» **DATASET CONTENT**:
** begin **
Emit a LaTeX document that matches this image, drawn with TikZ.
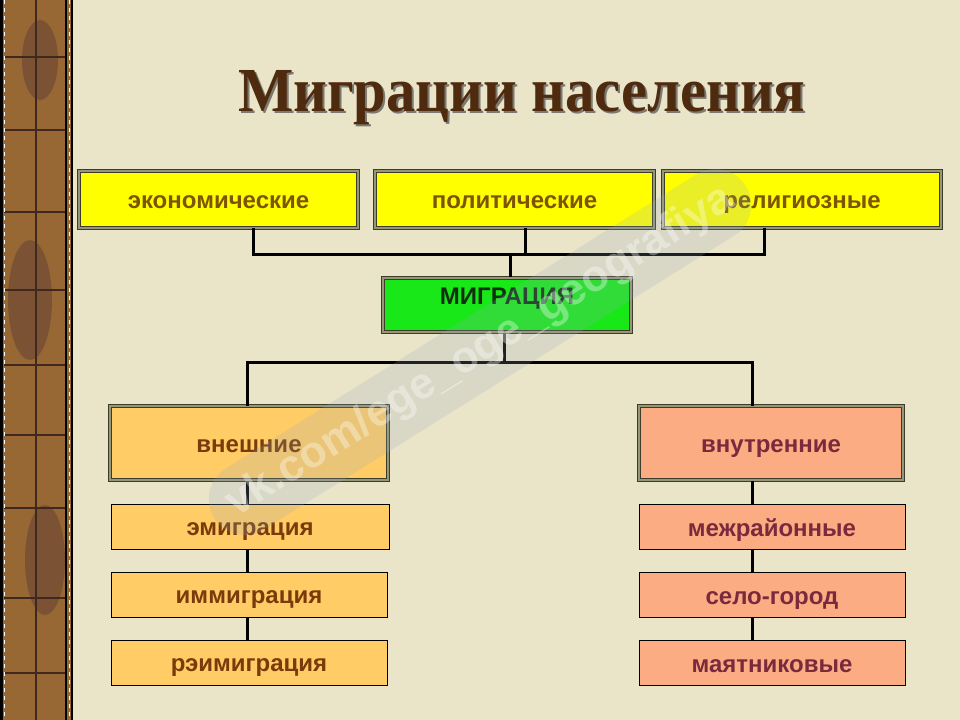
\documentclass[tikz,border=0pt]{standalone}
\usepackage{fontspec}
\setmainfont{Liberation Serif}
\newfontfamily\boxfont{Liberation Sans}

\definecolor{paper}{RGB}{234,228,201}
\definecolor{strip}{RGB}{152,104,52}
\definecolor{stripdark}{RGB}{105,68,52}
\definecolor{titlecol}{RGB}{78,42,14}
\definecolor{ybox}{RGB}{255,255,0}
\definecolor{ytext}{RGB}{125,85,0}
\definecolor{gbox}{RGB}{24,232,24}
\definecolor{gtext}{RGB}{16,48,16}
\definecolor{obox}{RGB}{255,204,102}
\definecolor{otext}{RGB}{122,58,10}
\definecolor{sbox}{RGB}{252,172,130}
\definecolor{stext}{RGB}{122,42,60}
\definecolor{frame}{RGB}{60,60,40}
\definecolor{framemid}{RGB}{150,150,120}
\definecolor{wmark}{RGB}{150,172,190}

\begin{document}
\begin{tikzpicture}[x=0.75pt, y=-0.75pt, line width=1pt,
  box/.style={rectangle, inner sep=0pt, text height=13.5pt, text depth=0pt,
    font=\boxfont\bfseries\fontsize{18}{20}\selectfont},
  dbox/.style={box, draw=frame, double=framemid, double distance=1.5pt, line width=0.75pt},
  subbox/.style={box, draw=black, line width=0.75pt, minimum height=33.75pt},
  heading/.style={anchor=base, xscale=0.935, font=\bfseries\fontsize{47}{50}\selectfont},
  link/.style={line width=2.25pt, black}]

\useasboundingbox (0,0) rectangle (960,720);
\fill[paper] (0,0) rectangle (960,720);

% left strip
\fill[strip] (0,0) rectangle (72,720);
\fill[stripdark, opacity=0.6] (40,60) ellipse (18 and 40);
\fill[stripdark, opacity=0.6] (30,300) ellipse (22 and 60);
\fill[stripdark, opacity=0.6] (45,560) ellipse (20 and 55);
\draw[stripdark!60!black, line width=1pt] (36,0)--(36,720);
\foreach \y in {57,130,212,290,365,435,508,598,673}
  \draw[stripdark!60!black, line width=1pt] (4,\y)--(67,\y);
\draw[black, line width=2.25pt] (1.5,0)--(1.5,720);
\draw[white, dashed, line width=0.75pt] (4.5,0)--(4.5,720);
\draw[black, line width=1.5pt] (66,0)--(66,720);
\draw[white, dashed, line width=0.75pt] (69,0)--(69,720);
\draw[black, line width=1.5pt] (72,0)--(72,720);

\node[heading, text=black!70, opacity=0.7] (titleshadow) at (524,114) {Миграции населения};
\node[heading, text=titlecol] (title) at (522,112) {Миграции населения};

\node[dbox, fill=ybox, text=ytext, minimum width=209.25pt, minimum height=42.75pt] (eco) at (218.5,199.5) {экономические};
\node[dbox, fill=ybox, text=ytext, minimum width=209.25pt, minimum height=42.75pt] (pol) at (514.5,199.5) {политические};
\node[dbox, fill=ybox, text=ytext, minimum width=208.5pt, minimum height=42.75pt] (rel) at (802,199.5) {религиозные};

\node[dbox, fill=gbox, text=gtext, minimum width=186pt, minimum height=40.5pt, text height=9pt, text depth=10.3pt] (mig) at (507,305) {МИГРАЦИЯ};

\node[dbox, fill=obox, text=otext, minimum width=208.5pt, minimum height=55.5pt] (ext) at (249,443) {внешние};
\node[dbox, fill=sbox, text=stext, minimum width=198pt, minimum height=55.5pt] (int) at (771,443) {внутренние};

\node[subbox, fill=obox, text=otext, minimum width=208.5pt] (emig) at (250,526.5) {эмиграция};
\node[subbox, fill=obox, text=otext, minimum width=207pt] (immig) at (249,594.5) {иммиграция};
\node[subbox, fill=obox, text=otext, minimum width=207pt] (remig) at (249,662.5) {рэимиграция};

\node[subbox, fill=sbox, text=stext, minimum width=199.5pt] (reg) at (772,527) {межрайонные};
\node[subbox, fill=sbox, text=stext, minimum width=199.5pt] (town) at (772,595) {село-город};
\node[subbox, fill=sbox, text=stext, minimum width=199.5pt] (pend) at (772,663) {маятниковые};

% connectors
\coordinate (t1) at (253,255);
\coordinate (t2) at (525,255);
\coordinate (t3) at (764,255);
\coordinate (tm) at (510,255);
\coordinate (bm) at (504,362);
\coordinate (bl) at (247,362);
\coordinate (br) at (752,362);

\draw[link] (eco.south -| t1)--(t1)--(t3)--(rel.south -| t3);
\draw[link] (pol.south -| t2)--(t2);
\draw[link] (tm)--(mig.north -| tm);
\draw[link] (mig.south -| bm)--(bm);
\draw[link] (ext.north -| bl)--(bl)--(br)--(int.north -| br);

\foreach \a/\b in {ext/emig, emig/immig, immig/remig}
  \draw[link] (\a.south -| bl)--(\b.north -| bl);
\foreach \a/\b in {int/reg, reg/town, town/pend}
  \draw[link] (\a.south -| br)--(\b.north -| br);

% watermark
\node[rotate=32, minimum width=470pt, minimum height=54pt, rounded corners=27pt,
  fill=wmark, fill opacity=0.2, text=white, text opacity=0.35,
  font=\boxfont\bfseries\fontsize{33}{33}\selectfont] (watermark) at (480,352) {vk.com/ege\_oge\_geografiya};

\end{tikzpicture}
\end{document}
** end **
» **SET TASK**:
Output the lines above in full and exactly as given, omitting any pictures.

» **ANSWER**:
Emit a LaTeX document that matches this image, drawn with TikZ.
\documentclass[tikz,border=0pt]{standalone}
\usepackage{fontspec}
\setmainfont{Liberation Serif}
\newfontfamily\boxfont{Liberation Sans}

\definecolor{paper}{RGB}{234,228,201}
\definecolor{strip}{RGB}{152,104,52}
\definecolor{stripdark}{RGB}{105,68,52}
\definecolor{titlecol}{RGB}{78,42,14}
\definecolor{ybox}{RGB}{255,255,0}
\definecolor{ytext}{RGB}{125,85,0}
\definecolor{gbox}{RGB}{24,232,24}
\definecolor{gtext}{RGB}{16,48,16}
\definecolor{obox}{RGB}{255,204,102}
\definecolor{otext}{RGB}{122,58,10}
\definecolor{sbox}{RGB}{252,172,130}
\definecolor{stext}{RGB}{122,42,60}
\definecolor{frame}{RGB}{60,60,40}
\definecolor{framemid}{RGB}{150,150,120}
\definecolor{wmark}{RGB}{150,172,190}

\begin{document}
\begin{tikzpicture}[x=0.75pt, y=-0.75pt, line width=1pt,
  box/.style={rectangle, inner sep=0pt, text height=13.5pt, text depth=0pt,
    font=\boxfont\bfseries\fontsize{18}{20}\selectfont},
  dbox/.style={box, draw=frame, double=framemid, double distance=1.5pt, line width=0.75pt},
  subbox/.style={box, draw=black, line width=0.75pt, minimum height=33.75pt},
  heading/.style={anchor=base, xscale=0.935, font=\bfseries\fontsize{47}{50}\selectfont},
  link/.style={line width=2.25pt, black}]

\useasboundingbox (0,0) rectangle (960,720);
\fill[paper] (0,0) rectangle (960,720);

% left strip
\fill[strip] (0,0) rectangle (72,720);
\fill[stripdark, opacity=0.6] (40,60) ellipse (18 and 40);
\fill[stripdark, opacity=0.6] (30,300) ellipse (22 and 60);
\fill[stripdark, opacity=0.6] (45,560) ellipse (20 and 55);
\draw[stripdark!60!black, line width=1pt] (36,0)--(36,720);
\foreach \y in {57,130,212,290,365,435,508,598,673}
  \draw[stripdark!60!black, line width=1pt] (4,\y)--(67,\y);
\draw[black, line width=2.25pt] (1.5,0)--(1.5,720);
\draw[white, dashed, line width=0.75pt] (4.5,0)--(4.5,720);
\draw[black, line width=1.5pt] (66,0)--(66,720);
\draw[white, dashed, line width=0.75pt] (69,0)--(69,720);
\draw[black, line width=1.5pt] (72,0)--(72,720);

\node[heading, text=black!70, opacity=0.7] (titleshadow) at (524,114) {Миграции населения};
\node[heading, text=titlecol] (title) at (522,112) {Миграции населения};

\node[dbox, fill=ybox, text=ytext, minimum width=209.25pt, minimum height=42.75pt] (eco) at (218.5,199.5) {экономические};
\node[dbox, fill=ybox, text=ytext, minimum width=209.25pt, minimum height=42.75pt] (pol) at (514.5,199.5) {политические};
\node[dbox, fill=ybox, text=ytext, minimum width=208.5pt, minimum height=42.75pt] (rel) at (802,199.5) {религиозные};

\node[dbox, fill=gbox, text=gtext, minimum width=186pt, minimum height=40.5pt, text height=9pt, text depth=10.3pt] (mig) at (507,305) {МИГРАЦИЯ};

\node[dbox, fill=obox, text=otext, minimum width=208.5pt, minimum height=55.5pt] (ext) at (249,443) {внешние};
\node[dbox, fill=sbox, text=stext, minimum width=198pt, minimum height=55.5pt] (int) at (771,443) {внутренние};

\node[subbox, fill=obox, text=otext, minimum width=208.5pt] (emig) at (250,526.5) {эмиграция};
\node[subbox, fill=obox, text=otext, minimum width=207pt] (immig) at (249,594.5) {иммиграция};
\node[subbox, fill=obox, text=otext, minimum width=207pt] (remig) at (249,662.5) {рэимиграция};

\node[subbox, fill=sbox, text=stext, minimum width=199.5pt] (reg) at (772,527) {межрайонные};
\node[subbox, fill=sbox, text=stext, minimum width=199.5pt] (town) at (772,595) {село-город};
\node[subbox, fill=sbox, text=stext, minimum width=199.5pt] (pend) at (772,663) {маятниковые};

% connectors
\coordinate (t1) at (253,255);
\coordinate (t2) at (525,255);
\coordinate (t3) at (764,255);
\coordinate (tm) at (510,255);
\coordinate (bm) at (504,362);
\coordinate (bl) at (247,362);
\coordinate (br) at (752,362);

\draw[link] (eco.south -| t1)--(t1)--(t3)--(rel.south -| t3);
\draw[link] (pol.south -| t2)--(t2);
\draw[link] (tm)--(mig.north -| tm);
\draw[link] (mig.south -| bm)--(bm);
\draw[link] (ext.north -| bl)--(bl)--(br)--(int.north -| br);

\foreach \a/\b in {ext/emig, emig/immig, immig/remig}
  \draw[link] (\a.south -| bl)--(\b.north -| bl);
\foreach \a/\b in {int/reg, reg/town, town/pend}
  \draw[link] (\a.south -| br)--(\b.north -| br);

% watermark
\node[rotate=32, minimum width=470pt, minimum height=54pt, rounded corners=27pt,
  fill=wmark, fill opacity=0.2, text=white, text opacity=0.35,
  font=\boxfont\bfseries\fontsize{33}{33}\selectfont] (watermark) at (480,352) {vk.com/ege\_oge\_geografiya};

\end{tikzpicture}
\end{document}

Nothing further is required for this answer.